2020 has been quite a year. It started out with such great promise. We had plans for backpacking trips, a photo trip out to Moab in the spring and a bucket list trip to Alaska. We are old enough to allow plenty of time between stimulus (being hit with a pandemic) and reaction (crying, ranting, over eating, finding peace in the simple pleasures…) One of our reactions to having to cancel trips both big and small was to get a camper. This was actually planned for 2021, but we pivoted based on the global situation. Our first week-long trip in August of 2020 was to Upstate New York. Not Moab, or Alaska, but very nice. We had some weather to deal with, but overall it was a very pleasant trip with our eldest daughter.
Near the campground was a small park on Lake Ontario with an inlet to Sodus Bay. At the end of the inlet was a working Great Lakes lighthouse. Since the park was just 5 minutes away and since the agenda for the trip was really just to spend some time together and relax, I found myself standing at the park, pre-dawn with my camera on multiple mornings. That got me thinking about some of my favorite images.
Before I go any further, I want to point out that I have terrible photography luck. When I go on vacation to wonderful places that are beautiful subjects, about 1 in 10 times do I get light and conditions that are even in the same zip code that I was hoping for. I have spent many hours and countless dollars chasing grandiose images of beautiful parks out west or even in New England, only to come back with snapshots. Nothing more than photographic evidence that I was present at a spectacular place on a crummy day.
Back to my favorite images. Some of my favorite, wall worthy captures are places that I know all too well. Ferry Park in Rocky Hill, CT, The boardwalk in Seaside Heights, NJ, Marshall Point Light in Maine. As I already established, my best images are not because of luck. They are not even because of skill, although taking the time to learn the proper technique and developing an eye for composition is important. My best images were only possible because I was able to go back to the same spot over and over again.
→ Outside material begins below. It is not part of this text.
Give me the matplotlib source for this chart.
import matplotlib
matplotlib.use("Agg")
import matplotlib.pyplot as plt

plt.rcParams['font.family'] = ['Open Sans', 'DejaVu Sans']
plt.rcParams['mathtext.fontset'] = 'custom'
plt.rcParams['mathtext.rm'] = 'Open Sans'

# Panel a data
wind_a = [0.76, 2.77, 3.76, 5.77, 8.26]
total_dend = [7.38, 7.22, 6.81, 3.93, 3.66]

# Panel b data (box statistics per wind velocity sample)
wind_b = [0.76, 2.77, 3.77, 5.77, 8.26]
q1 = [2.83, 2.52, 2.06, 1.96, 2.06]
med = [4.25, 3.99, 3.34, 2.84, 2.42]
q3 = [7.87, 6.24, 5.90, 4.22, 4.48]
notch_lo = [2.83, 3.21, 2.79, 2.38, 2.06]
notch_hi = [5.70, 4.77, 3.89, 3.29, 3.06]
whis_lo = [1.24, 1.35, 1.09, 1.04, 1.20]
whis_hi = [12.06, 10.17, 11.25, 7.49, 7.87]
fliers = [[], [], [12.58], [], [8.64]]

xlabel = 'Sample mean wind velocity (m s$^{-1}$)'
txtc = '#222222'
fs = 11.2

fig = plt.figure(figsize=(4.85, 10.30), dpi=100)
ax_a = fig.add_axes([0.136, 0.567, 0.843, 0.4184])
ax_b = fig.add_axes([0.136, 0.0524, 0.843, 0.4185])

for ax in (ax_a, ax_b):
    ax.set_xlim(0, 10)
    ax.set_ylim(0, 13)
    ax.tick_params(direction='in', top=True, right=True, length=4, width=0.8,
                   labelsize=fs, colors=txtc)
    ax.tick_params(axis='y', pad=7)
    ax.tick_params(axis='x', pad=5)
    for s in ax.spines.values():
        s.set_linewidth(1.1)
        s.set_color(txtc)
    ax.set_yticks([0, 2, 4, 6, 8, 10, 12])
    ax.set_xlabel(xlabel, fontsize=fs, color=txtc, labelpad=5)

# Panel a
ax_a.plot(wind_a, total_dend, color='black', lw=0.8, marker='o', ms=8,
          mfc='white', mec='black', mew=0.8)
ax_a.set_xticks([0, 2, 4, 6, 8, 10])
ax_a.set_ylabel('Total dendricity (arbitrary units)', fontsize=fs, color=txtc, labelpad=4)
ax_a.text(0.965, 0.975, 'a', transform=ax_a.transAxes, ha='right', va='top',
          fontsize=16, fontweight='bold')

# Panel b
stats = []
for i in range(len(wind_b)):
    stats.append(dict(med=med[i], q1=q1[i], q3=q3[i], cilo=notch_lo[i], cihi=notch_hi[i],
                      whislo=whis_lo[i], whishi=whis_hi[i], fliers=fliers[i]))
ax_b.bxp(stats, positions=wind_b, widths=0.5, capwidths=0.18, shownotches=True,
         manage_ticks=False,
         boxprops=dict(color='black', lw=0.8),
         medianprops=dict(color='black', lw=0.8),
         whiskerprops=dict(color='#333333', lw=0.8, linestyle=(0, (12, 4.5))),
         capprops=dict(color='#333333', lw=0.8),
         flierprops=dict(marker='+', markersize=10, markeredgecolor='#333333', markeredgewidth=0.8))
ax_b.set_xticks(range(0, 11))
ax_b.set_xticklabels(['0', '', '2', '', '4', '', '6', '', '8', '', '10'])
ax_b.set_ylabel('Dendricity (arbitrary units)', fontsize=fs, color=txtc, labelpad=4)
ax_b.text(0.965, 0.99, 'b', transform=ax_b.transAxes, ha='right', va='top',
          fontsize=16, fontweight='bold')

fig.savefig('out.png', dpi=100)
The luxury of being able to capture a location at different times and during different conditions and light are a way to “bullet proof” your portfolio. It's also a way to get something that is bigger than the sum of the images you capture.
For the four images of Sodus Bay Light. Each one was taken on a different day with a different process and technique. For me at least, each one evokes a different reaction. Would my time have been better spent finding four different locations? Perhaps I would have gotten very lucky and gotten conditions just right for each unique place. Making the choice I did, to return to the same place over and over gave me something different. It gave me a story. A way to represent the passage of time, even just over a few days for this very pretty place. This lighthouse has been around since 1938. Look at how many different conditions it saw in just 5 days. Even though I have only a five day story, I now have a reference. A map key if you will, to be able to imagine this place early in it’s life, in winter, in a thunderstorm, on a dark night, clear night with the galactic core of the Milky Way arching overhead. A single image, even under perfect conditions is a postcard. Just documentation that something exists. A series of images taken at different times, seasons and conditions makes the place real. It tells a story perhaps not of what the subject is, but more what it was and what it could be.
As I write this in mid August of 2020, it may be hard to imagine life as normal again. For me, it is easy to succumb to the notion that we will never get out of this mess we're in. But if you think about all of the changes and challenges Sodus Bay Light has seen in it’s time and think about how drastically conditions changed in five days, it is easy to imagine a time when COVID is over and we can all reconnect with the people and places that we love so we can keep on telling our story.